Bevel both sharp edges of the groove in the trigger/cyl bolt pin for ease of releasing the pesky spring.
If I'm not removing the cyl bolt, or gate spring, just trigger/transfer bar, I always leave the pin partially in the frame keeping the spring under tension, with pin sticking out on the loading gate side.

Factory Video - New Model Ruger Disassembly:

http://www.youtube.com/watch?v=UfOXBa8K8Ow

Factory Video - NM Reassembly (shows hammer plunger assembly too):

http://www.youtube.com/watch?v=3zEKDqwkgEs&feature=related

8. Three easy ways to replace hammer spring and spring perch at this site: http://www.cylindersmith.com/Ruger-spring.html
 

Luckyducker

Single-Sixer
Joined
Nov 18, 2007
Messages
199
Location
Ft. Morgan, CO
Every time I disassemble/reassemble one of my Ruger Single actions I have to be re-educated on them. I guess I just don't tear them down often enough for my feeble old mind to remember all the nuances of the process. :mrgreen:
 

Panthera Tigris

Bearcat
Joined
Dec 26, 2016
Messages
29
Thank you for the very nice checklist.
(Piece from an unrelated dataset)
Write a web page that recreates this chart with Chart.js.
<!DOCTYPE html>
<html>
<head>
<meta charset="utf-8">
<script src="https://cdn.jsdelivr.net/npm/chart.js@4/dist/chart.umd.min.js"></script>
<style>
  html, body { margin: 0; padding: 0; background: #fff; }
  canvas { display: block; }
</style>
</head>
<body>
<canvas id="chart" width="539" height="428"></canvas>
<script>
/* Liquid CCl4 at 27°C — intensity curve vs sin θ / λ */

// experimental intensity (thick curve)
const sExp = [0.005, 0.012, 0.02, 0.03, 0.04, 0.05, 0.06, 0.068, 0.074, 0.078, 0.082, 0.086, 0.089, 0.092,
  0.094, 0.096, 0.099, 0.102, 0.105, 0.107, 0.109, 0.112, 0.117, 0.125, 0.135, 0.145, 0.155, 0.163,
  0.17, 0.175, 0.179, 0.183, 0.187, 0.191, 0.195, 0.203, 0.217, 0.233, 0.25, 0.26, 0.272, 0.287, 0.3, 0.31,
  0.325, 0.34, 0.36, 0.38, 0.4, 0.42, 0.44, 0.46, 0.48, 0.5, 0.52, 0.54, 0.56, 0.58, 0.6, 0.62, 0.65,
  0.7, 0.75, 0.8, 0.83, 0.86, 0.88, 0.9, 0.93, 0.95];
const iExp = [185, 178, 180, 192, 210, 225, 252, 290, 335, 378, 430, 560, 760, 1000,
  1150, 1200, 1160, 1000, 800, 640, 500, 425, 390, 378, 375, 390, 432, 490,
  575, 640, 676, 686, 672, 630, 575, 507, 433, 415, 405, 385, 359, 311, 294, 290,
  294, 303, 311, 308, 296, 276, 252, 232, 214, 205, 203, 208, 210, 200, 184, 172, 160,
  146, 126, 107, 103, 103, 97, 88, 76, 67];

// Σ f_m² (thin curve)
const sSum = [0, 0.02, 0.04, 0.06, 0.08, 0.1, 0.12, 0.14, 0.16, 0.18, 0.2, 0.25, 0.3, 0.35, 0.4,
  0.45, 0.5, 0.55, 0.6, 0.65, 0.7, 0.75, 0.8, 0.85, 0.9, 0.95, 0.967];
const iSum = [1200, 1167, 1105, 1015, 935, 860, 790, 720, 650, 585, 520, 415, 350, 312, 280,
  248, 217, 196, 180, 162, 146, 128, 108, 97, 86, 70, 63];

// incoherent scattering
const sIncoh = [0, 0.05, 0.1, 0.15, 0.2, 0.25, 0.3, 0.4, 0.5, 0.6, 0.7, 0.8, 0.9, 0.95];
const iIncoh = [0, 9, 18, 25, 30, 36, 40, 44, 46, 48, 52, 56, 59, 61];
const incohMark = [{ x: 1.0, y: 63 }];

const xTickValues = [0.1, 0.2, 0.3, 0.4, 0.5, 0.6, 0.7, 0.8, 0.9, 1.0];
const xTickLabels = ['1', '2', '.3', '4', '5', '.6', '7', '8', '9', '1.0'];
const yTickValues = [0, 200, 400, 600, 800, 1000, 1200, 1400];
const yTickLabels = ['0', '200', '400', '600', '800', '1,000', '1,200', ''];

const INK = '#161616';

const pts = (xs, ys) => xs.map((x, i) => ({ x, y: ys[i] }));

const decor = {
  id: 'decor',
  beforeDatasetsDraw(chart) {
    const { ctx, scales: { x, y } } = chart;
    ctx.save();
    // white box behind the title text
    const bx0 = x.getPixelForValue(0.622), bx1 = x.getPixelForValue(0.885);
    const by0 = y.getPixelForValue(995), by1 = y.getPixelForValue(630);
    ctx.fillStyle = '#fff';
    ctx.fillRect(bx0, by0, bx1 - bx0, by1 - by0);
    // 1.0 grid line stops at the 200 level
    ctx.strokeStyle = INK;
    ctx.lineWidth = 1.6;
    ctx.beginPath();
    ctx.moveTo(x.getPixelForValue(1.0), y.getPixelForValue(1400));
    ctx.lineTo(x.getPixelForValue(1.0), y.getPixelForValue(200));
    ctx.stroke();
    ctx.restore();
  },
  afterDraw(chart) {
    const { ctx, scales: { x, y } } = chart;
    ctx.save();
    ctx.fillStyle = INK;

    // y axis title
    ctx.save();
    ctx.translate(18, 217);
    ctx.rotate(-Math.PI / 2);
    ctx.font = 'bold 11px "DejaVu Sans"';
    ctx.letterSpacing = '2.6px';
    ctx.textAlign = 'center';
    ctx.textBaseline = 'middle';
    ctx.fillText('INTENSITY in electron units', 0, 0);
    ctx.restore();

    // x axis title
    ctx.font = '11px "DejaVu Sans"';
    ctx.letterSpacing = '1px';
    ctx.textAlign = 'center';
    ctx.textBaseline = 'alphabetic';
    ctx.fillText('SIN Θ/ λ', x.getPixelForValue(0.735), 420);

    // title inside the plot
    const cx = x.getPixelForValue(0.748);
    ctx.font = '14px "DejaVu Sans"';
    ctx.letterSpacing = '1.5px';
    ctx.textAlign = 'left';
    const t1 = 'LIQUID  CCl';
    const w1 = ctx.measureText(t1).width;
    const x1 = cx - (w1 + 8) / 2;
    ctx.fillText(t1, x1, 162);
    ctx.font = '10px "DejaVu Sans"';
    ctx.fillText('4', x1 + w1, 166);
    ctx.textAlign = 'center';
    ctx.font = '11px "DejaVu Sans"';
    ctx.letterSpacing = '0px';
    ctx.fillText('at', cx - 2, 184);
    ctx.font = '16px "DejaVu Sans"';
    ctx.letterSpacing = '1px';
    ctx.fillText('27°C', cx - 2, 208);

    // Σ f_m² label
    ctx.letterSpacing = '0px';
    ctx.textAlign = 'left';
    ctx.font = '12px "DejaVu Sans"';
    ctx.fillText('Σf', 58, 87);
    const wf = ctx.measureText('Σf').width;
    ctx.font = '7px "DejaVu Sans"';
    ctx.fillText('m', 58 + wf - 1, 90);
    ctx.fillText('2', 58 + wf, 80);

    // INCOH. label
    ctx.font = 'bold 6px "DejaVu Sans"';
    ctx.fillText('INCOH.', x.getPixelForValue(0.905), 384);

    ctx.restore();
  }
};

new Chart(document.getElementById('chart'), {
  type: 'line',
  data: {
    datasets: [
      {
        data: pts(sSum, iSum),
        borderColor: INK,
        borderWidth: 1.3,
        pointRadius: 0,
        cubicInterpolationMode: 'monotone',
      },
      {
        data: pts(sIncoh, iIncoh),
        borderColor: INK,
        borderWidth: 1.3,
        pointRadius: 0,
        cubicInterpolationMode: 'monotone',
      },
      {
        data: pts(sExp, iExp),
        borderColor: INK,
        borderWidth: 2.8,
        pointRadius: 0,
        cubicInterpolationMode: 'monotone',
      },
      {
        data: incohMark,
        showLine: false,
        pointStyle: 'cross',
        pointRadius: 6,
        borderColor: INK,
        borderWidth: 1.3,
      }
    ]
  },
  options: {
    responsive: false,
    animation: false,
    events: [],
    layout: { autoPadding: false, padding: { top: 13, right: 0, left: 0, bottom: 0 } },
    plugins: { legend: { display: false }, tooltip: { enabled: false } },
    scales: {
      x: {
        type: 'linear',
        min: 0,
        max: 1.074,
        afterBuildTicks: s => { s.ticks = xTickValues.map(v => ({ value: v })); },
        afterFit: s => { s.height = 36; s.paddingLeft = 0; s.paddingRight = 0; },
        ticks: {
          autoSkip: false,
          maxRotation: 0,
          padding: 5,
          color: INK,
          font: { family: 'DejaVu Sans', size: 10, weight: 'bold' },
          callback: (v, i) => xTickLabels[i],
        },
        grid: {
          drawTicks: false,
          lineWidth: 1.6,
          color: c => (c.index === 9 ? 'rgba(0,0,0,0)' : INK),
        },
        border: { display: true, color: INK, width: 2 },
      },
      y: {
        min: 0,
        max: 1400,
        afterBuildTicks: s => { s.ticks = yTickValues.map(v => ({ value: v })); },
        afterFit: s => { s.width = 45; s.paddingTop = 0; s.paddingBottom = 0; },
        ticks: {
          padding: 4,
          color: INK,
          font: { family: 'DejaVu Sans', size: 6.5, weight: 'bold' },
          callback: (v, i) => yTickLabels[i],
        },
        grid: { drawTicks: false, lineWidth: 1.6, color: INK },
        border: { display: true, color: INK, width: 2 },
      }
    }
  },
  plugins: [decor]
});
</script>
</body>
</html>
One of the things I found in this Blackhawk was that the gate spring nose that interfaces with the loading gate kept wanting to slip forward of the gate during res-assembly. forward finger pressure on the spring and finger pressure on the gate when depressing the spring in order to insert the trigger pin was necessary to get it aligned right. Once assembled, the gate opens and closes without issue. However, movement of the gate spring while not firmed up under tension was an issue.
 

SAJohn

Hunter
Joined
Jan 6, 2007
Messages
2,300
Location
Terrebonne, Oregon, USA
Hondo did a great post.

I also recommend removing the hammer plunger and cleaning out the hammer hole with a pipe cleaner (Old or New Model). I also like to make a longer substitute hammer plunger sized to prevent cylinder ringing on the New Models. (Old Models only get cylinder ringing if the previous owners did not know that you always have to go to full hammer cock before easing the hammer down.)

IMHO working on New Model Blackhawks are a PITA. I much prefer Old Models.